Мы говорим, понятно, о социализме. Социалистическая программа, несомненно, имеет свои резоны. И плох не столько социализм, сколько люди, принявшиеся его вводить в России. Большевики называли Чернышевского в числе своих предшественников, его очень восхвалял Ленин. Есть ли между ними связь? Виноват ли сам Чернышевский в этой связи? В известной, и значительной, степени, да, виноват.


Он был человек упрощенного, однолинейного мышления, склонного выводить из некоего отвлеченного пункта целостную программу социально-экономических и культурных сдвигов. И в этом смысле мышление Чернышевского было тоталитарным. Таковое всегда однолинейно и всегда претендует охватить целокупность бытия.


Вспомним общеизвестное: Чернышевский в журнале «Современник» писал об одном, бил в одну точку: Карфаген должен быть разрушен. Программа его была — так называемый русский крестьянский, или общинный, социализм. В России нет частной собственности на землю среди крестьян — громадного большинства населения, а, значит, на этой основе в высшей степени удобно ввести социализм — это последнее слово европейской науки, как казалось Чернышевскому, да и не одному ему. В конце концов, самые умные в России поняли, что крестьянская община — тормоз национального развития, а крестьянин, вырванный из общины, естественно, склонен к частнособственнической психологии. Ленин позднее: деревня ежечасно и ежеминутно порождает капитализм. И чтобы этого результата свободной экономической эволюции избежать, большевики насильственно восстановили общину в виде колхозов. Тут есть доля вины Чернышевского — самого русского народничества, которое готово было считать, что отсталые формы жизни способнее к восприятию самых передовых: скакнуть в будущее на кляче прошлого.


Но дело не в одних экономических программах народничества, а в той ограниченности умозрения, которую Чернышевский навязывал русским мыслящим людям — и навязал! Не видеть в жизни ничего, кроме узко понятых интересов народа, более того — подменить понятие народа понятием простонародья, утратить видение красок и сложности бытия: вот пункт Чернышевского. Взять хотя бы его так называемую литературную критику, его пресловутые «Очерки русской литературы гоголевского периода». Гоголь был понят и поднесен как сатирик — Гоголь, и слухом не слыхавший о самодержавии и крепостничестве, а всю жизнь боровшийся с образами своей фантазии! — а из него выведена дальнейшая литературная программа: хороша только та литература, которая обличает политические порядки.


Но вот что еще, увы, приходится помнить о Чернышевском.
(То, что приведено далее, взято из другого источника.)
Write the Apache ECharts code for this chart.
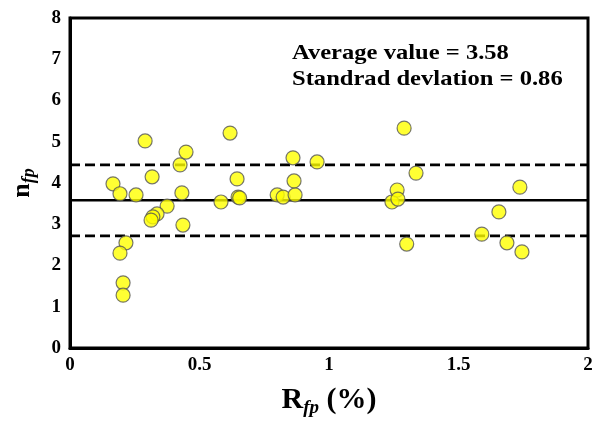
<!DOCTYPE html>
<html>
<head>
<meta charset="utf-8">
<script src="https://cdn.jsdelivr.net/npm/echarts@6/dist/echarts.min.js"></script>
<style>
  html, body { margin: 0; padding: 0; background: #fff; }
  #chart { width: 603px; height: 423px; }
</style>
</head>
<body>
<div id="chart"></div>
<script>
// R_fp (%) and n_fp
const rfp = [0.166, 0.193, 0.255, 0.290, 0.317, 0.216, 0.193, 0.205, 0.205,
  0.375, 0.336, 0.320, 0.313, 0.425, 0.448, 0.432, 0.436,
  0.583, 0.618, 0.645, 0.649, 0.655, 0.800, 0.823, 0.869, 0.865, 0.861, 0.954,
  1.243, 1.263, 1.290, 1.336, 1.266, 1.300,
  1.737, 1.656, 1.590, 1.687, 1.745]
const nfp = [3.98, 3.74, 3.71, 5.02, 4.15, 2.55, 2.30, 1.58, 1.28,
  3.44, 3.25, 3.18, 3.10, 4.44, 4.75, 3.76, 2.98,
  3.54, 5.21, 4.10, 3.66, 3.64, 3.71, 3.66, 3.71, 4.05, 4.61, 4.51,
  3.54, 3.83, 5.33, 4.24, 3.61, 2.52,
  3.90, 3.30, 2.76, 2.55, 2.33]
const meanValue = 3.58
const stdDev = 0.86
const xRange = [0, 2]

const serif = '"Liberation Serif", "DejaVu Serif", serif'
const points = rfp.map((v, i) => [v, nfp[i]])

// horizontal reference line across the whole x range
const hLine = (y, type, width) => ({
  type: 'line',
  data: xRange.map(x => [x, y]),
  symbol: 'none',
  silent: true,
  z: 1,
  lineStyle: { color: '#000', width: width, type: type }
})

const myChart = echarts.init(document.getElementById('chart'))
myChart.setOption({
  backgroundColor: '#fff',
  animation: false,
  grid: {
    left: 70, right: 15, top: 18, bottom: 75,
    outerBoundsMode: 'none',
    containLabel: false,
    show: true, borderColor: '#000', borderWidth: 3
  },
  xAxis: {
    type: 'value', min: 0, max: 2, interval: 0.5,
    splitLine: { show: false },
    axisTick: { show: false },
    axisLine: { lineStyle: { color: '#000', width: 3 } },
    axisLabel: {
      color: '#000', fontFamily: serif, fontWeight: 'bold', fontSize: 19, margin: 8,
      formatter: v => String(v)
    },
    name: '{b|R}{s|fp}{b| (%)}',
    nameLocation: 'middle',
    nameGap: 34,
    nameTextStyle: {
      rich: {
        b: { fontFamily: serif, fontWeight: 'bold', fontSize: 30, color: '#000' },
        s: { fontFamily: serif, fontWeight: 'bold', fontStyle: 'italic', fontSize: 19, color: '#000', padding: [17, 0, 0, 0] }
      }
    }
  },
  yAxis: {
    type: 'value', min: 0, max: 8, interval: 1,
    splitLine: { show: false },
    axisTick: { show: false },
    axisLine: { lineStyle: { color: '#000', width: 3 } },
    axisLabel: { color: '#000', fontFamily: serif, fontWeight: 'bold', fontSize: 19, margin: 9 },
    name: '{b|n}{s|fp}',
    nameLocation: 'middle',
    nameRotate: 90,
    nameGap: 32,
    nameTextStyle: {
      rich: {
        b: { fontFamily: serif, fontWeight: 'bold', fontSize: 26, color: '#000' },
        s: { fontFamily: serif, fontWeight: 'bold', fontStyle: 'italic', fontSize: 18, color: '#000', padding: [14, 0, 0, 0] }
      }
    }
  },
  graphic: [
    {
      type: 'text', x: 292, y: 41, scaleX: 1.17,
      style: {
        text: 'Average value = 3.58\nStandrad devlation = 0.86',
        font: 'bold 21px ' + serif, fill: '#000', lineHeight: 26
      }
    }
  ],
  series: [
    hLine(meanValue, 'solid', 2.5),
    hLine(meanValue + stdDev, [10, 5], 2.8),
    hLine(meanValue - stdDev, [10, 5], 2.8),
    {
      type: 'scatter',
      data: points,
      symbolSize: 14,
      z: 3,
      itemStyle: { color: '#ffff00', borderColor: '#555', borderWidth: 1.2 }
    }
  ]
})
</script>
</body>
</html>
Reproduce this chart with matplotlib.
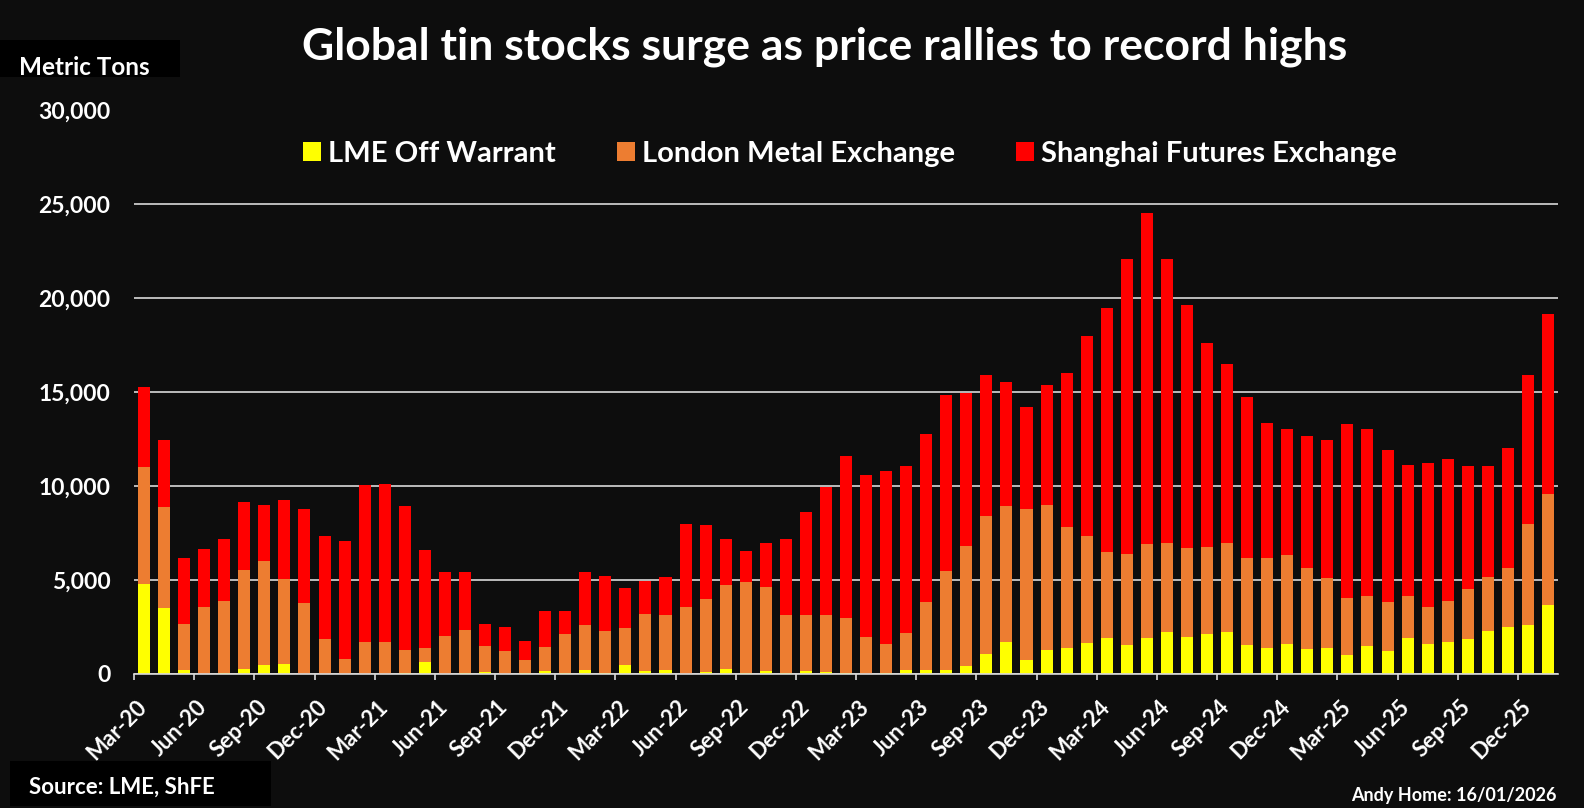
import numpy as np
import matplotlib
matplotlib.use("Agg")
import matplotlib.pyplot as plt
from matplotlib.patches import Rectangle
from matplotlib.ticker import FuncFormatter, FixedLocator

# monthly stocks, metric tons, Mar-20 .. Jan-26
months = ["Mar-20", "Apr-20", "May-20", "Jun-20", "Jul-20", "Aug-20", "Sep-20", "Oct-20", "Nov-20", "Dec-20",
          "Jan-21", "Feb-21", "Mar-21", "Apr-21", "May-21", "Jun-21", "Jul-21", "Aug-21", "Sep-21", "Oct-21",
          "Nov-21", "Dec-21", "Jan-22", "Feb-22", "Mar-22", "Apr-22", "May-22", "Jun-22", "Jul-22", "Aug-22",
          "Sep-22", "Oct-22", "Nov-22", "Dec-22", "Jan-23", "Feb-23", "Mar-23", "Apr-23", "May-23", "Jun-23",
          "Jul-23", "Aug-23", "Sep-23", "Oct-23", "Nov-23", "Dec-23", "Jan-24", "Feb-24", "Mar-24", "Apr-24",
          "May-24", "Jun-24", "Jul-24", "Aug-24", "Sep-24", "Oct-24", "Nov-24", "Dec-24", "Jan-25", "Feb-25",
          "Mar-25", "Apr-25", "May-25", "Jun-25", "Jul-25", "Aug-25", "Sep-25", "Oct-25", "Nov-25", "Dec-25",
          "Jan-26"]

lme_off_warrant = [4800, 3510, 210, 0, 50, 270, 480, 530, 0, 0,
                   0, 0, 0, 50, 640, 0, 50, 100, 0, 50,
                   160, 50, 210, 50, 480, 160, 210, 0, 100, 270,
                   50, 160, 50, 160, 100, 50, 0, 50, 210, 210,
                   210, 430, 1060, 1700, 740, 1280, 1380, 1650, 1910, 1540,
                   1910, 2230, 1970, 2130, 2230, 1540, 1380, 1600, 1330, 1380,
                   1010, 1490, 1220, 1910, 1600, 1700, 1860, 2290, 2500, 2610,
                   3670]

lme = [6200, 5390, 2450, 3560, 3830, 5260, 5530, 4520, 3780, 1860,
       800, 1700, 1700, 1230, 740, 2020, 2290, 1390, 1220, 690,
       1280, 2080, 2400, 2240, 1970, 3030, 2930, 3560, 3890, 4460,
       4840, 4470, 3090, 2980, 3040, 2930, 1970, 1550, 1970, 3620,
       5270, 6380, 7340, 7240, 8040, 7710, 6440, 5690, 4580, 4840,
       5000, 4740, 4730, 4630, 4740, 4630, 4790, 4730, 4310, 3730,
       3030, 2660, 2610, 2240, 1960, 2180, 2660, 2870, 3140, 5370,
       5900]

shfe = [4270, 3550, 3510, 3090, 3300, 3620, 2980, 4210, 5000, 5480,
        6270, 8350, 8410, 7660, 5220, 3410, 3090, 1170, 1280, 1020,
        1910, 1220, 2820, 2920, 2120, 1760, 2020, 4420, 3940, 2450,
        1650, 2340, 4040, 5480, 6810, 8620, 8620, 9200, 8880, 8940,
        9360, 8140, 7500, 6590, 5420, 6380, 8190, 10640, 12980, 15690,
        17640, 15150, 12960, 10840, 9510, 8560, 7180, 6700, 7020, 7340,
        9260, 8880, 8080, 6970, 7660, 7560, 6540, 5900, 6380, 7960,
        9580]

series_names = ["LME Off Warrant", "London Metal Exchange", "Shanghai Futures Exchange"]
colors = ["#ffff00", "#ed7d31", "#ff0000"]

bg = "#0d0d0d"
grid_c = "#d9d9d9"
W, H = 1584, 808

plt.rcParams["font.family"] = ["Lato", "DejaVu Sans"]
plt.rcParams["font.weight"] = "bold"

fig = plt.figure(figsize=(W / 100, H / 100), dpi=100, facecolor=bg)
ax = fig.add_axes([134 / W, (H - 674) / H, 1424 / W, (674 - 110.5) / H])
ax.set_facecolor(bg)

x = np.arange(len(months))
y1 = np.array(lme_off_warrant)
y2 = np.array(lme)
y3 = np.array(shfe)
bw = 0.6
ax.bar(x, y1, bw, color=colors[0], label=series_names[0], zorder=3)
ax.bar(x, y2, bw, bottom=y1, color=colors[1], label=series_names[1], zorder=3)
ax.bar(x, y3, bw, bottom=y1 + y2, color=colors[2], label=series_names[2], zorder=3)

ax.set_xlim(-0.5, len(months) - 0.5)
ax.set_ylim(0, 30000)
ax.set_yticks(np.arange(0, 30001, 5000))
ax.yaxis.set_major_formatter(FuncFormatter(lambda v, p: f"{int(v):,}"))
ax.grid(axis="y", color=grid_c, linewidth=1.2, zorder=0)
ax.set_axisbelow(True)

for s in ["top", "right", "left"]:
    ax.spines[s].set_visible(False)
ax.spines["bottom"].set_color(grid_c)
ax.spines["bottom"].set_linewidth(1.2)
ax.spines["bottom"].set_zorder(4)

lab_pos = x[::3]
lab_txt = [months[i] for i in lab_pos]


def month_ticks(pos, pad):
    ax.set_xticks(pos, lab_txt, rotation=45, ha="right", va="top", rotation_mode="anchor",
                  fontsize=16, fontweight="bold", color="white")
    ax.tick_params(axis="x", which="major", length=0, pad=pad)


month_ticks(lab_pos, 17)
ax.xaxis.set_minor_locator(FixedLocator(np.arange(-0.5, len(months), 3)))
ax.tick_params(axis="x", which="minor", length=4.5, width=1.2, color=grid_c)
ax.tick_params(axis="y", length=0, pad=17, labelsize=16.5, labelcolor="white")
for lbl in ax.get_yticklabels():
    lbl.set_fontweight("bold")

# line the rotated labels up with the reference (top ~696px, right end ~151px for Mar-20)
fig.canvas.draw()
bb = ax.get_xticklabels()[0].get_window_extent()
dy = bb.y1 - (H - 696)
dx = 151 - bb.x1
px_per_cat = ax.get_window_extent().width / len(months)
month_ticks(lab_pos + dx / px_per_cat, 17 + dy * 72 / fig.dpi)

# title and notes
fig.text(825 / W, 1 - 59.3 / H, "Global tin stocks surge as price rallies to record highs",
         ha="center", va="baseline", fontsize=32, fontweight="bold", color="white")

fig.patches.append(Rectangle((0, 1 - 76.7 / H), 180 / W, 36.7 / H, transform=fig.transFigure,
                             facecolor="black", edgecolor="none"))
fig.text(19 / W, 1 - 75 / H, "Metric Tons", ha="left", va="baseline",
         fontsize=17.5, fontweight="bold", color="white")

fig.patches.append(Rectangle((10 / W, 1 - 806 / H), 261 / W, 45 / H, transform=fig.transFigure,
                             facecolor="black", edgecolor="none"))
fig.text(29 / W, 1 - 794 / H, "Source: LME, ShFE", ha="left", va="baseline",
         fontsize=16, fontweight="bold", color="white")

fig.text(1557 / W, 1 - 801.5 / H, "Andy Home: 16/01/2026", ha="right", va="baseline",
         fontsize=13, fontweight="bold", color="white")

leg = ax.legend(loc="center", bbox_to_anchor=(850 / W, 1 - 154 / H), bbox_transform=fig.transFigure,
                ncol=3, frameon=False, fontsize=21, handlelength=0.6, handleheight=0.6,
                handletextpad=0.25, columnspacing=2.1)
for t in leg.get_texts():
    t.set_color("white")
    t.set_fontweight("bold")

fig.savefig("out.png", dpi=100, facecolor=bg)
Этот примитивный пропагандист никогда бы не завоевал никакого авторитета, не вмешайся русская власть, отправившая его в Сибирь, да еще с барабанным боем. Трудно поверить, что этот неуклюжий очкарик, не умевший сладить с собственной женой, мог замышлять нечто опасное. Это был тогдашний Лимонов и так же, как Лимонов, писал плохую прозу.


Вернемся к нашему юбилейному сопоставлению: Чернышевский и Кафка. Удивительным оно предстает: Кафка прожил внешне благополучную жизнь, не считая, конечно, ранней смерти от туберкулеза. Но его умственный горизонт был в высшей степени далек от оптимизма. И вот Чернышевский: действительно, мученическая жизнь — при полном оптимизме мировоззрения и с видением светлого будущего человечества впереди. И вот тут главное: разница между Кафкой и Чернышевским — не между гением и посредственностью, а разница эпох. Девятнадцатый век был оптимистическим веком, полным надежд на светлое будущее: вот еще одно-два изобретения, и человечество войдет в золотой век. А Кафка был выше, шире, умнее своего века, он не питал иллюзий. И он оказался прав.